Citizens Property Insurance Corporation

The final major change made by Senate Bill 2A is in how Florida residents interact with – or are forced off of – the state’s carrier of last resort, Citizens Property Insurance Corporation. In an effort to reduce the number of policies carried by Citizens, the new law requires Citizens policyholders to accept any renewal or take-out offer from an authorized insurance company that is within 20% of the policyholder’s Citizens premium. It also requires Citizens policyholders to obtain flood insurance as a condition of coverage for residential policies. This requirement is set to be phased-in over the next several years based on the value of insured properties and their location within flood zones. Finally, the bill also mandates that policies for non-primary residences written on or after November 1, 2023, must be charged rates that are at least equal to the previous year’s Citizens rate, but not more than 50% above the prior rate.
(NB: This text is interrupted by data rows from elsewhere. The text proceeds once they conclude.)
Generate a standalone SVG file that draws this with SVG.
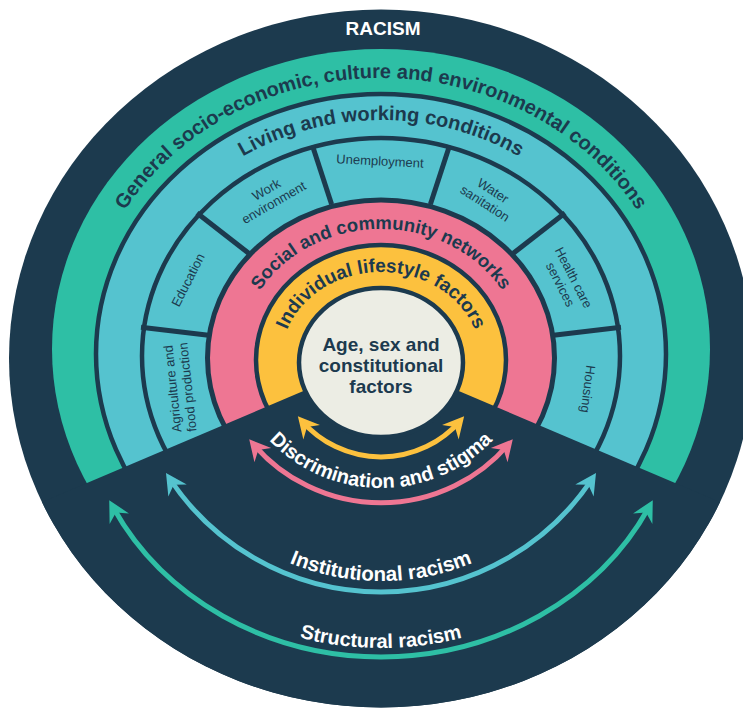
<svg xmlns="http://www.w3.org/2000/svg" xmlns:xlink="http://www.w3.org/1999/xlink" width="743" height="709" viewBox="0 0 743 709">
<style>
.navy{fill:#1c3a4e}
.title{font-family:"Liberation Sans",Arial,sans-serif;font-weight:bold;font-size:20px;fill:#1c3a4e}
.white{font-family:"Liberation Sans",Arial,sans-serif;font-weight:bold;font-size:20px;fill:#ffffff}
.seg{font-family:"Liberation Sans",Arial,sans-serif;font-size:13px;fill:#1c3a4e;text-anchor:middle}
.ring{stroke:#1c3a4e}
.div{stroke:#1c3a4e;stroke-width:5}
.arc{fill:none;stroke-width:5}
</style>
<defs>
<clipPath id="outerClip"><ellipse cx="381" cy="358.5" rx="372" ry="349"/></clipPath>
<marker id="ahY" viewBox="-22 -12 24 24" refX="-6" refY="0" markerWidth="24" markerHeight="24" markerUnits="userSpaceOnUse" orient="auto-start-reverse"><path d="M0,0 L-21,-11 L-14,0 L-21,11 Z" fill="#fcc13e"/></marker>
<marker id="ahP" viewBox="-22 -12 24 24" refX="-6" refY="0" markerWidth="24" markerHeight="24" markerUnits="userSpaceOnUse" orient="auto-start-reverse"><path d="M0,0 L-21,-11 L-14,0 L-21,11 Z" fill="#ee7693"/></marker>
<marker id="ahB" viewBox="-22 -12 24 24" refX="-6" refY="0" markerWidth="24" markerHeight="24" markerUnits="userSpaceOnUse" orient="auto-start-reverse"><path d="M0,0 L-21,-11 L-14,0 L-21,11 Z" fill="#55c3cf"/></marker>
<marker id="ahG" viewBox="-22 -12 24 24" refX="-6" refY="0" markerWidth="24" markerHeight="24" markerUnits="userSpaceOnUse" orient="auto-start-reverse"><path d="M0,0 L-21,-11 L-14,0 L-21,11 Z" fill="#2ebfa5"/></marker>
<path id="pGreen" d="M 83 349 A 298 271 0 0 1 679 349"/>
<path id="pLiving" d="M 124 354 A 257 234 0 0 1 638 354"/>
<path id="pPink" d="M 239 358 A 142 129 0 0 1 523 358"/>
<path id="pYellow" d="M 281 360 A 100 88 0 0 1 481 360"/>
<path id="pDisc" d="M 226 333 A 155 155 0 0 0 536 333"/>
<path id="pInst" d="M 140 340 A 241 241 0 0 0 622 340"/>
<path id="pStruct" d="M 90 385 A 291 263 0 0 0 672 385"/>
</defs>

<rect width="743" height="709" fill="#ffffff"/>

<g id="racism">
<ellipse cx="381" cy="358.5" rx="372" ry="349" class="navy"/>
<text x="383" y="35" class="white" text-anchor="middle" style="font-size:19px">RACISM</text>
</g>

<g id="general-conditions">
<ellipse cx="381" cy="349" rx="329" ry="300" fill="#2ebfa5"/>
</g>

<g id="living-working">
<ellipse cx="381" cy="354" rx="285" ry="260" fill="#55c3cf" class="ring" stroke-width="4.5"/>
</g>

<g id="segments-ring">
<ellipse cx="381" cy="356" rx="239" ry="218" fill="#55c3cf" class="ring" stroke-width="4.5"/>
<line x1="208.5" y1="335.3" x2="141" y2="327.3" class="div"/>
<line x1="248.7" y1="253.2" x2="197" y2="213" class="div"/>
<line x1="331.6" y1="204.2" x2="312.4" y2="145.5" class="div"/>
<line x1="430.4" y1="204.2" x2="449.6" y2="145.5" class="div"/>
<line x1="513.3" y1="253.2" x2="565" y2="213" class="div"/>
<line x1="553.5" y1="335.3" x2="621" y2="327.3" class="div"/>
</g>

<g id="social-community">
<ellipse cx="381" cy="358" rx="173.5" ry="158" fill="#ee7693" class="ring" stroke-width="5"/>
</g>

<g id="individual-lifestyle">
<ellipse cx="381" cy="360" rx="125" ry="115" fill="#fcc13e" class="ring" stroke-width="4.5"/>
</g>

<g id="wedge">
<polygon points="381,358 -19,528 -19,720 781,720 781,528" class="navy" clip-path="url(#outerClip)"/>
</g>

<g id="age-sex">
<ellipse cx="381" cy="362.5" rx="82" ry="74.5" fill="#ecede4" class="ring" stroke-width="4.5"/>
<text class="title" text-anchor="middle" style="font-size:19px"><tspan x="381" y="351">Age, sex and</tspan><tspan x="381" y="372">constitutional</tspan><tspan x="381" y="393">factors</tspan></text>
</g>

<g id="ring-labels">
<text class="title"><textPath xlink:href="#pGreen" href="#pGreen" startOffset="50%" text-anchor="middle">General socio-economic, culture and environmental conditions</textPath></text>
<text class="title"><textPath xlink:href="#pLiving" href="#pLiving" startOffset="50%" text-anchor="middle">Living and working conditions</textPath></text>
<text class="title" style="font-size:18.5px"><textPath xlink:href="#pPink" href="#pPink" startOffset="50%" text-anchor="middle">Social and community networks</textPath></text>
<text class="title" style="font-size:19px"><textPath xlink:href="#pYellow" href="#pYellow" startOffset="50%" text-anchor="middle">Individual lifestyle factors</textPath></text>
</g>

<g id="seg-agriculture"><text class="seg" transform="translate(180,388) rotate(-96)"><tspan x="0" y="-3">Agriculture and</tspan><tspan x="0" y="12">food production</tspan></text></g>
<g id="seg-education"><text class="seg" transform="translate(188,280) rotate(-63)" y="4.5">Education</text></g>
<g id="seg-work"><text class="seg" transform="translate(270,196) rotate(-30)"><tspan x="0" y="-3">Work</tspan><tspan x="0" y="12">environment</tspan></text></g>
<g id="seg-unemployment"><text class="seg" transform="translate(380,161) rotate(3)" y="4.5">Unemployment</text></g>
<g id="seg-water"><text class="seg" transform="translate(489,197) rotate(33)"><tspan x="0" y="-3">Water</tspan><tspan x="0" y="12">sanitation</tspan></text></g>
<g id="seg-health"><text class="seg" transform="translate(567,281) rotate(63)"><tspan x="0" y="-3">Health care</tspan><tspan x="0" y="12">services</tspan></text></g>
<g id="seg-housing"><text class="seg" transform="translate(588,389) rotate(97)" y="4.5">Housing</text></g>

<g id="connectors">
<path d="M 301.8 420.9 A 105 105 0 0 0 460.2 420.9" class="arc" stroke="#fcc13e" marker-start="url(#ahY)" marker-end="url(#ahY)"/>
<path d="M 253.1 443.8 A 168 168 0 0 0 508.9 443.8" class="arc" stroke="#ee7693" marker-start="url(#ahP)" marker-end="url(#ahP)"/>
<path d="M 169.3 478 A 253 252 0 0 0 592.7 478" class="arc" stroke="#55c3cf" marker-start="url(#ahB)" marker-end="url(#ahB)"/>
<path d="M 112.1 505.5 A 300 272 0 0 0 649.9 505.5" class="arc" stroke="#2ebfa5" marker-start="url(#ahG)" marker-end="url(#ahG)"/>
</g>

<g id="arrow-labels">
<text class="white"><textPath xlink:href="#pDisc" href="#pDisc" startOffset="50%" text-anchor="middle">Discrimination and stigma</textPath></text>
<text class="white" style="font-size:20.5px"><textPath xlink:href="#pInst" href="#pInst" startOffset="50%" text-anchor="middle">Institutional racism</textPath></text>
<text class="white"><textPath xlink:href="#pStruct" href="#pStruct" startOffset="50%" text-anchor="middle">Structural racism</textPath></text>
</g>
</svg>
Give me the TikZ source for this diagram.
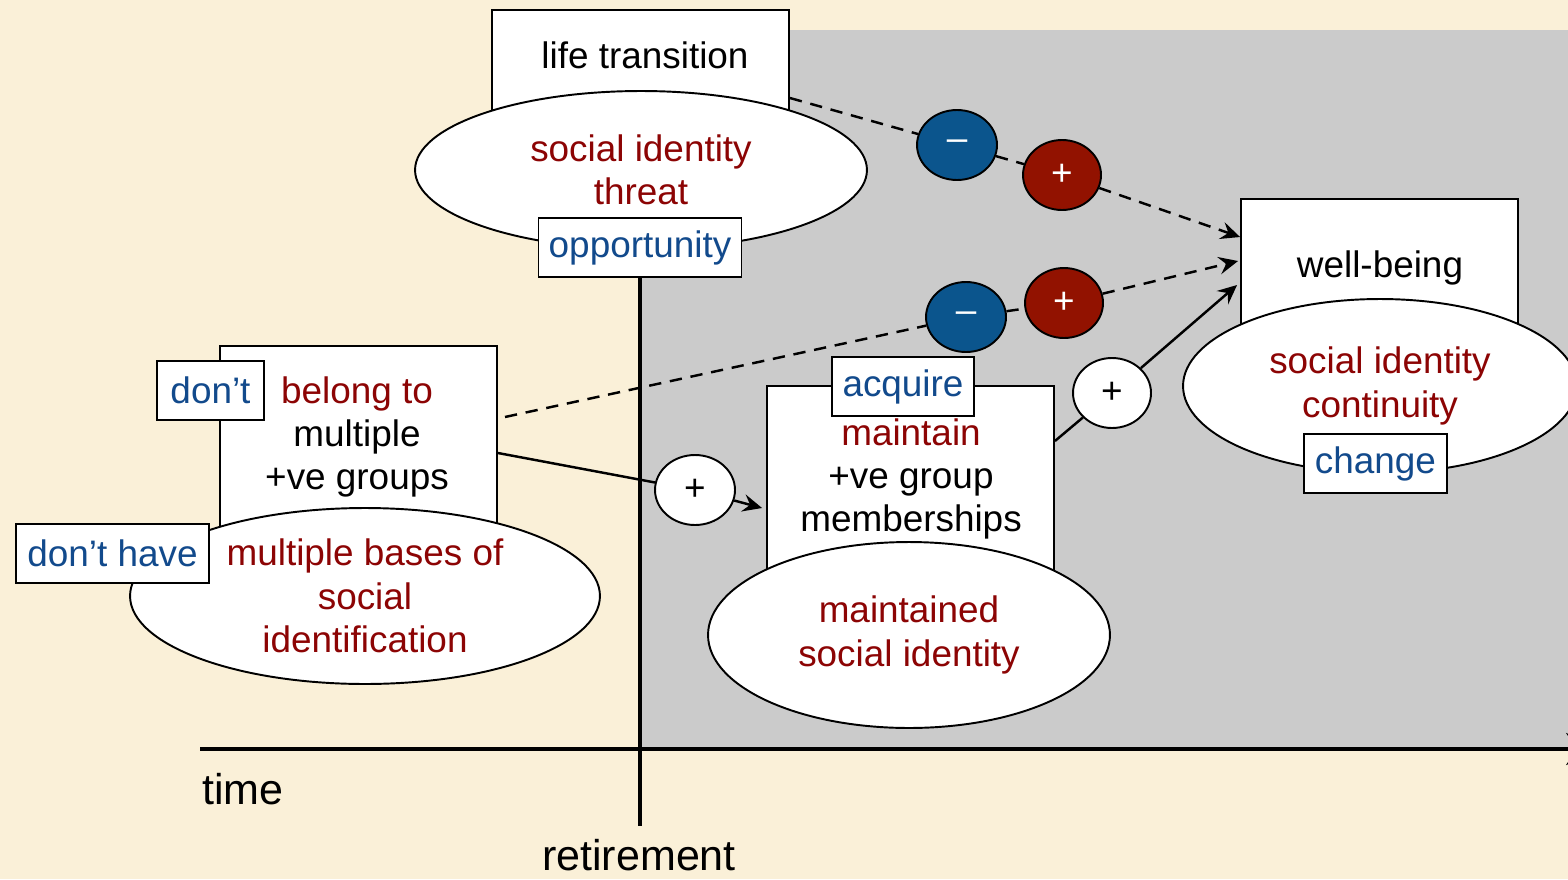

Learning Point: While the repeal of Florida’s one-way attorney’s fees provision will undoubtedly garner the most headlines, the new law passed in the Legislature’s special session contains several provisions that will change the way insurance litigation is conducted in the state. The bottom line is that Florida carriers should be less fearful about litigating legitimate coverage disputes, paying appraisal awards, and offering proposals for settlement now that the threat of shocking fee awards has been significantly diminished, if not entirely eliminated. The price for this new framework is the need to adjust and resolve claims at a more rapid pace. The long-term effect of this law on Florida’s broader insurance market is yet to be seen. However, it is certain that carriers must carefully review these changes internally and with counsel so that they can anticipate the inevitable disruptions in property insurance litigation moving forward.